== Given entries ==
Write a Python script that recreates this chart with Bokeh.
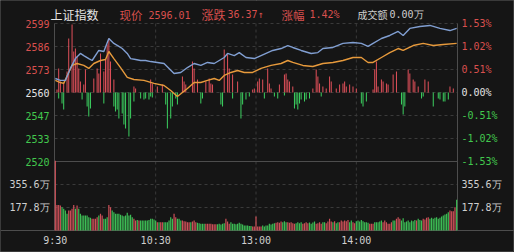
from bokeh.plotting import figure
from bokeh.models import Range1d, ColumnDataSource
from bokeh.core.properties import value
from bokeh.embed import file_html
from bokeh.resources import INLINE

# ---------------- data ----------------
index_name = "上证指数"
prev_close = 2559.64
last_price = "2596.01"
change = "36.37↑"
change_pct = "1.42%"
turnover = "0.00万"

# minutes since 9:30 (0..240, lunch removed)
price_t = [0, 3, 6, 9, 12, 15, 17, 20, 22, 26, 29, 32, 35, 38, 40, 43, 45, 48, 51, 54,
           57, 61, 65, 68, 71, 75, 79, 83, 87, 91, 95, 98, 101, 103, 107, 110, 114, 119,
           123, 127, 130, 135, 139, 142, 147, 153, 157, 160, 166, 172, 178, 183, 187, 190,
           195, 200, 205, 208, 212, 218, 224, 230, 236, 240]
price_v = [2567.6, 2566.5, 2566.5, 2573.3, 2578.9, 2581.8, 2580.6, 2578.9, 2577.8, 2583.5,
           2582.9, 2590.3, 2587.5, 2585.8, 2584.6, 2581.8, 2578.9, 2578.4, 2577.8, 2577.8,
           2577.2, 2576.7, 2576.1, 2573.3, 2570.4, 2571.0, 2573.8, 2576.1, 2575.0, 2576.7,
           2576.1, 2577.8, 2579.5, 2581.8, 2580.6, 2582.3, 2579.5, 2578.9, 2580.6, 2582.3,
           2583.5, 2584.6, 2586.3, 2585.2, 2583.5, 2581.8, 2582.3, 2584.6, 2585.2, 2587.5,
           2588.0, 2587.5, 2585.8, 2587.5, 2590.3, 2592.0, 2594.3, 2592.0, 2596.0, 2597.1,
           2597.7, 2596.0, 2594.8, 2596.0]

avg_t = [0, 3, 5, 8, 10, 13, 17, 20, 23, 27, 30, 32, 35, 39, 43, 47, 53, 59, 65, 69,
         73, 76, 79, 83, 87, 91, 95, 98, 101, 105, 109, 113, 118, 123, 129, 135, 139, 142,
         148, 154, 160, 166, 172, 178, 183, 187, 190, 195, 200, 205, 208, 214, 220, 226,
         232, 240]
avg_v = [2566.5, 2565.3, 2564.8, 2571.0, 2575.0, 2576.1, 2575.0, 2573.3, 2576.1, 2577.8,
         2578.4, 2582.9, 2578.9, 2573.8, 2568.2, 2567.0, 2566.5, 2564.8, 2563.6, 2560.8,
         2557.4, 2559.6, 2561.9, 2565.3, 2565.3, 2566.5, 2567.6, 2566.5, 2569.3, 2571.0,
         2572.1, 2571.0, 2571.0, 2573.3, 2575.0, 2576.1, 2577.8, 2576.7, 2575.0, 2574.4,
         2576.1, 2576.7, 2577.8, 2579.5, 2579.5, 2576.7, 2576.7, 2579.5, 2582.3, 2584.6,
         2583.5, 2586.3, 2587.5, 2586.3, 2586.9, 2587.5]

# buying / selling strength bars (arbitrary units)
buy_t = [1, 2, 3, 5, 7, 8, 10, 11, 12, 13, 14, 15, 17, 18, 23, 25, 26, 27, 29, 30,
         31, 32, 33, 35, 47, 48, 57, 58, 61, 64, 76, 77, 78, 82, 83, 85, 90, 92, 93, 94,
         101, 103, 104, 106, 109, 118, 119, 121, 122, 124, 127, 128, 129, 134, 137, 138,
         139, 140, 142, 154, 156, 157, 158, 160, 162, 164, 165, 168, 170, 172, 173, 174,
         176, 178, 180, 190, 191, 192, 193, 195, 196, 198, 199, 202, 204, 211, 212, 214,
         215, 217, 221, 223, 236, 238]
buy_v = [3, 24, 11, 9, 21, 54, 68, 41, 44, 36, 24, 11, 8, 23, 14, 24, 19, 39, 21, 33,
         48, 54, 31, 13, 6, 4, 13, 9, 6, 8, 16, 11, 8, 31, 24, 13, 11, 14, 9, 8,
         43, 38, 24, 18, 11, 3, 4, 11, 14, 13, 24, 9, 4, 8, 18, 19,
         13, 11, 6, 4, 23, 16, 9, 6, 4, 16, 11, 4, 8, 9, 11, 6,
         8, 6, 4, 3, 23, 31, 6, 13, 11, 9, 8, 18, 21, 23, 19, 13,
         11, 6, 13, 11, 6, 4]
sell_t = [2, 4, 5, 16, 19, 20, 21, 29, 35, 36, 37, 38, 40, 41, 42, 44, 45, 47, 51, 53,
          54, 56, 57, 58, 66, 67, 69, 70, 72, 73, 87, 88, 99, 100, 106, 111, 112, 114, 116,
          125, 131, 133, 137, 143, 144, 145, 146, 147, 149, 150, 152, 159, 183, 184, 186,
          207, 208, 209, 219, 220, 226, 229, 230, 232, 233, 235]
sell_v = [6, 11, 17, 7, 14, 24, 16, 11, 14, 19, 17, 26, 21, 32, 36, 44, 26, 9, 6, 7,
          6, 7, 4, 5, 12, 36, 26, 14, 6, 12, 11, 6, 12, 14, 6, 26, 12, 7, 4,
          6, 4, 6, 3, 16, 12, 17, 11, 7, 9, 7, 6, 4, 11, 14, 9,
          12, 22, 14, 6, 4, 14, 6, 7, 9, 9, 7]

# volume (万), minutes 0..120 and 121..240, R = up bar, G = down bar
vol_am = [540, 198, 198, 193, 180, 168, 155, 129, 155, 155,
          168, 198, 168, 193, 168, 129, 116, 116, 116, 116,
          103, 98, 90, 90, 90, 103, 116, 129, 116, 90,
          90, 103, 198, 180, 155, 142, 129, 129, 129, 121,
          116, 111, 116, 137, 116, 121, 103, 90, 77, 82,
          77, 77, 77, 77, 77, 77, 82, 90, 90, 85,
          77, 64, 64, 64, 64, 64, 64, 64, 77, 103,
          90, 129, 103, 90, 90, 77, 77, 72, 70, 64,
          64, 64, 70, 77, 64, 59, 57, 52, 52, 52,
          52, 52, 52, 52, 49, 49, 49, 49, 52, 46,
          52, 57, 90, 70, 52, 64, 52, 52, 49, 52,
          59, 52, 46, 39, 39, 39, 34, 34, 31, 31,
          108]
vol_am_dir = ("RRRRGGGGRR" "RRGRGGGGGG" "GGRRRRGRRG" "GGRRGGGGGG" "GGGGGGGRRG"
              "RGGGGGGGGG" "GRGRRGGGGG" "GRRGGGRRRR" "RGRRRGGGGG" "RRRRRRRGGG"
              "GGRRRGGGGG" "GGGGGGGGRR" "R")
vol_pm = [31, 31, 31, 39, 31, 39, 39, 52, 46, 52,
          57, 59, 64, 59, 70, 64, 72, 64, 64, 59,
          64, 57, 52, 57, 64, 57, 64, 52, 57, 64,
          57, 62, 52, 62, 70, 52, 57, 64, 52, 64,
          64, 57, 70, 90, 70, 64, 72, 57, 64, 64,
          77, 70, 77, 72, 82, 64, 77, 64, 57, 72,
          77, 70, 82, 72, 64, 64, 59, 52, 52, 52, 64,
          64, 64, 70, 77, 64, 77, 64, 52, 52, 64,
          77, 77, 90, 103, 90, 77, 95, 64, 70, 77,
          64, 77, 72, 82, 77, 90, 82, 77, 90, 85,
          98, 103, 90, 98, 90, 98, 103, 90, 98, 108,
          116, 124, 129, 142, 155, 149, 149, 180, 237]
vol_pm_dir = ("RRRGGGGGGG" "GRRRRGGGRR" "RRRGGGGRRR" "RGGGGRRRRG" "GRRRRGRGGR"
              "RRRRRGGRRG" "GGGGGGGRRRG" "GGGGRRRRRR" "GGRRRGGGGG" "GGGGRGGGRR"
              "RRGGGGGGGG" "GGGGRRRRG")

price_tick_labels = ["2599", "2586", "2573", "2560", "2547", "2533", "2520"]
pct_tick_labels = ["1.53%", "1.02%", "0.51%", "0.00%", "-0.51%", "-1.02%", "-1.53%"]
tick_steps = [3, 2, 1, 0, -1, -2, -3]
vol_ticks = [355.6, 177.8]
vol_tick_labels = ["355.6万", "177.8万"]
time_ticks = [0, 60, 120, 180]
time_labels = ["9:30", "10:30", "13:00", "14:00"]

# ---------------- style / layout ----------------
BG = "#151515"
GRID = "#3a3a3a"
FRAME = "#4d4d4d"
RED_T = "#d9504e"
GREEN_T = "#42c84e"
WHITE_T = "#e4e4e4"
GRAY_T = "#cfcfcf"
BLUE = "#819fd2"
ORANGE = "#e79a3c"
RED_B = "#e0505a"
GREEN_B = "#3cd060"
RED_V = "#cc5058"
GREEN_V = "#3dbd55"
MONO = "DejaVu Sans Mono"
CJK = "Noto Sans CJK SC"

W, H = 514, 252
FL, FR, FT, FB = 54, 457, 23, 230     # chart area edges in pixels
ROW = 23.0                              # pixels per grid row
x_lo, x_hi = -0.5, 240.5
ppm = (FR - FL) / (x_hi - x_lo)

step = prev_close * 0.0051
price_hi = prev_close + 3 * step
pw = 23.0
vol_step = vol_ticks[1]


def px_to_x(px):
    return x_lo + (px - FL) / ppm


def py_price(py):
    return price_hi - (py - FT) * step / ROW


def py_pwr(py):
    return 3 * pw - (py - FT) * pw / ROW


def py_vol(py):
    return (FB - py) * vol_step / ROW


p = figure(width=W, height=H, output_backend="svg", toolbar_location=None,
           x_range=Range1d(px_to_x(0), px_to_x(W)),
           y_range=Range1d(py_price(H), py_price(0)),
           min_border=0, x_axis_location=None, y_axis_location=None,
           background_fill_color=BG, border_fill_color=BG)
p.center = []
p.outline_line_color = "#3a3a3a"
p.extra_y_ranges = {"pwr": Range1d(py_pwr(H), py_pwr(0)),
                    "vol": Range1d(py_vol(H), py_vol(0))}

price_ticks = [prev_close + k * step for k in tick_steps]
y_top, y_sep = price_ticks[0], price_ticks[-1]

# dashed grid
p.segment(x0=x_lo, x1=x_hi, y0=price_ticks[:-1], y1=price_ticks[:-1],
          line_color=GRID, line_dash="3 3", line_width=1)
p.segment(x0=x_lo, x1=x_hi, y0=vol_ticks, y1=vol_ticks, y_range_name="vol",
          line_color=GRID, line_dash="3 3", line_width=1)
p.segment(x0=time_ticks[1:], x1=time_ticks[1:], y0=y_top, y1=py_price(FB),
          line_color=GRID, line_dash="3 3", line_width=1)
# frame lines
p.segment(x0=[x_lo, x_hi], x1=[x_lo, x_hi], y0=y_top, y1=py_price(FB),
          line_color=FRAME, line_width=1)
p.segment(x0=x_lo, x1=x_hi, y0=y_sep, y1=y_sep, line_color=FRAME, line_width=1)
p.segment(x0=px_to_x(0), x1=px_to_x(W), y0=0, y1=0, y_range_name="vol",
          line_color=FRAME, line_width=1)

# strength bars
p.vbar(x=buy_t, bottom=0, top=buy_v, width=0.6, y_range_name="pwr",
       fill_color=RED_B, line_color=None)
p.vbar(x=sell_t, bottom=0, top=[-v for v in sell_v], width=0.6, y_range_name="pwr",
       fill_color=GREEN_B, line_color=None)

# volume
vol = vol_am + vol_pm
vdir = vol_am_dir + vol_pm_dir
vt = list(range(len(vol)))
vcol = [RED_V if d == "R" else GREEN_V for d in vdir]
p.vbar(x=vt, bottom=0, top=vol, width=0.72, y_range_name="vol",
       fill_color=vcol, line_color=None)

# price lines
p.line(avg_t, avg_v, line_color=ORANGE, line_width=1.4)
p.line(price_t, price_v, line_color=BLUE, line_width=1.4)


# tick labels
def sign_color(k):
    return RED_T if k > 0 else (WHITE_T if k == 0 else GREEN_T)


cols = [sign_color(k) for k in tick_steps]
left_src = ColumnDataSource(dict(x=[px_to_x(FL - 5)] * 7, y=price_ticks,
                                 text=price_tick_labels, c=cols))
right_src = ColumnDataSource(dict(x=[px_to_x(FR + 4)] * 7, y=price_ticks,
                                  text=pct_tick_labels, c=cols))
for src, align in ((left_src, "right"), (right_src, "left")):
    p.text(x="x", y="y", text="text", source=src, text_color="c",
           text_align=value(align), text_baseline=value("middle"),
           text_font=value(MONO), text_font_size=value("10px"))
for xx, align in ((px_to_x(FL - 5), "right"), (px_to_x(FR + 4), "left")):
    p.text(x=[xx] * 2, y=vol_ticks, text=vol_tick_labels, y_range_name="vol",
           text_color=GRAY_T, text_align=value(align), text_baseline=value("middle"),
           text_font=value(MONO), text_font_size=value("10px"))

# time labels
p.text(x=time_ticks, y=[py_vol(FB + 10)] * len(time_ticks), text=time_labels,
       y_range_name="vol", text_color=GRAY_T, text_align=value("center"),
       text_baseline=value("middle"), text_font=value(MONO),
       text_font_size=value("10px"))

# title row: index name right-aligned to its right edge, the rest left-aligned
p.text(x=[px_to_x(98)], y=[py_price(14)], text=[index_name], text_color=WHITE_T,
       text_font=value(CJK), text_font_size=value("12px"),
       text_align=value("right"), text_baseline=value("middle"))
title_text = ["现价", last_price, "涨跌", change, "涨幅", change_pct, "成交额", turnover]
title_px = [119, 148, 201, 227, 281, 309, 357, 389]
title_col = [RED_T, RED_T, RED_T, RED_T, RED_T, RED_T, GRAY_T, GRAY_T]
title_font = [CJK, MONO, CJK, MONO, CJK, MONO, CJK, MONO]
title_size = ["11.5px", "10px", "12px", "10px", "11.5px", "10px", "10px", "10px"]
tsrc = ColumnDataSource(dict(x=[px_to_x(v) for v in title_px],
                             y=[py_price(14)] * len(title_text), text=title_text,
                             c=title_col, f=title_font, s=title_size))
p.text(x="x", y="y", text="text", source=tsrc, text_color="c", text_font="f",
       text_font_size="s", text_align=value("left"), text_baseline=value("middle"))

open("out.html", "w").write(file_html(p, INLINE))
--
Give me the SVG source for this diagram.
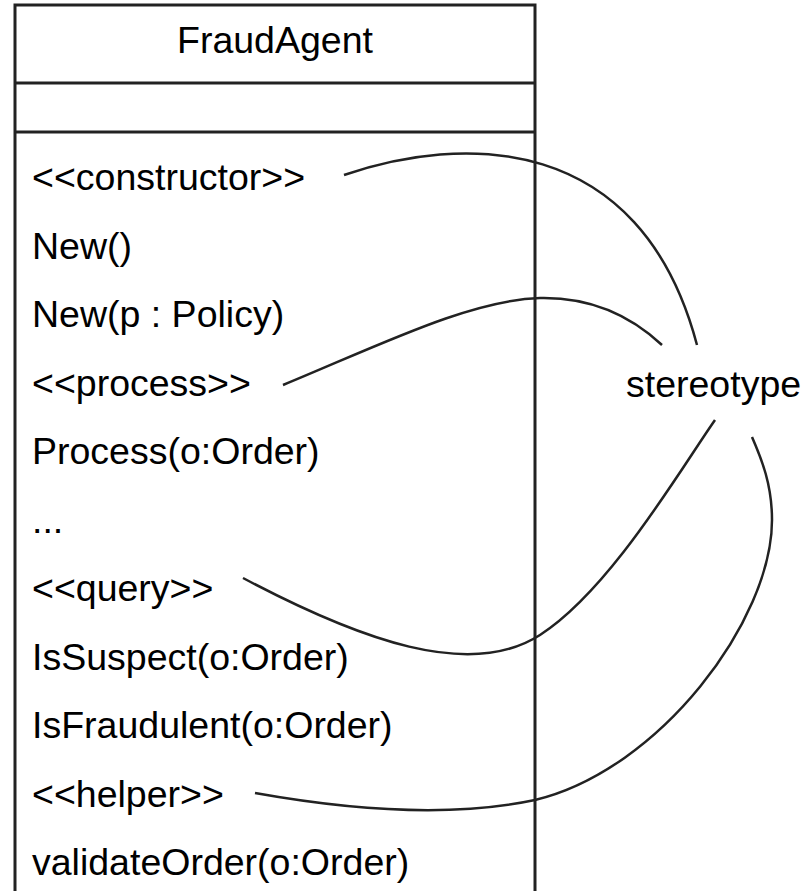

== Instructions for the task ==
Look above and copy only the lines from the one holding "Write a Python" to the one holding "2583.5, 2586.3, 2587.5, 2586.3, 2586.9, 2587.5]", both included, exactly, minus the pictures.

== Result of this exercise ==
Write a Python script that recreates this chart with Bokeh.
from bokeh.plotting import figure
from bokeh.models import Range1d, ColumnDataSource
from bokeh.core.properties import value
from bokeh.embed import file_html
from bokeh.resources import INLINE

# ---------------- data ----------------
index_name = "上证指数"
prev_close = 2559.64
last_price = "2596.01"
change = "36.37↑"
change_pct = "1.42%"
turnover = "0.00万"

# minutes since 9:30 (0..240, lunch removed)
price_t = [0, 3, 6, 9, 12, 15, 17, 20, 22, 26, 29, 32, 35, 38, 40, 43, 45, 48, 51, 54,
           57, 61, 65, 68, 71, 75, 79, 83, 87, 91, 95, 98, 101, 103, 107, 110, 114, 119,
           123, 127, 130, 135, 139, 142, 147, 153, 157, 160, 166, 172, 178, 183, 187, 190,
           195, 200, 205, 208, 212, 218, 224, 230, 236, 240]
price_v = [2567.6, 2566.5, 2566.5, 2573.3, 2578.9, 2581.8, 2580.6, 2578.9, 2577.8, 2583.5,
           2582.9, 2590.3, 2587.5, 2585.8, 2584.6, 2581.8, 2578.9, 2578.4, 2577.8, 2577.8,
           2577.2, 2576.7, 2576.1, 2573.3, 2570.4, 2571.0, 2573.8, 2576.1, 2575.0, 2576.7,
           2576.1, 2577.8, 2579.5, 2581.8, 2580.6, 2582.3, 2579.5, 2578.9, 2580.6, 2582.3,
           2583.5, 2584.6, 2586.3, 2585.2, 2583.5, 2581.8, 2582.3, 2584.6, 2585.2, 2587.5,
           2588.0, 2587.5, 2585.8, 2587.5, 2590.3, 2592.0, 2594.3, 2592.0, 2596.0, 2597.1,
           2597.7, 2596.0, 2594.8, 2596.0]

avg_t = [0, 3, 5, 8, 10, 13, 17, 20, 23, 27, 30, 32, 35, 39, 43, 47, 53, 59, 65, 69,
         73, 76, 79, 83, 87, 91, 95, 98, 101, 105, 109, 113, 118, 123, 129, 135, 139, 142,
         148, 154, 160, 166, 172, 178, 183, 187, 190, 195, 200, 205, 208, 214, 220, 226,
         232, 240]
avg_v = [2566.5, 2565.3, 2564.8, 2571.0, 2575.0, 2576.1, 2575.0, 2573.3, 2576.1, 2577.8,
         2578.4, 2582.9, 2578.9, 2573.8, 2568.2, 2567.0, 2566.5, 2564.8, 2563.6, 2560.8,
         2557.4, 2559.6, 2561.9, 2565.3, 2565.3, 2566.5, 2567.6, 2566.5, 2569.3, 2571.0,
         2572.1, 2571.0, 2571.0, 2573.3, 2575.0, 2576.1, 2577.8, 2576.7, 2575.0, 2574.4,
         2576.1, 2576.7, 2577.8, 2579.5, 2579.5, 2576.7, 2576.7, 2579.5, 2582.3, 2584.6,
         2583.5, 2586.3, 2587.5, 2586.3, 2586.9, 2587.5]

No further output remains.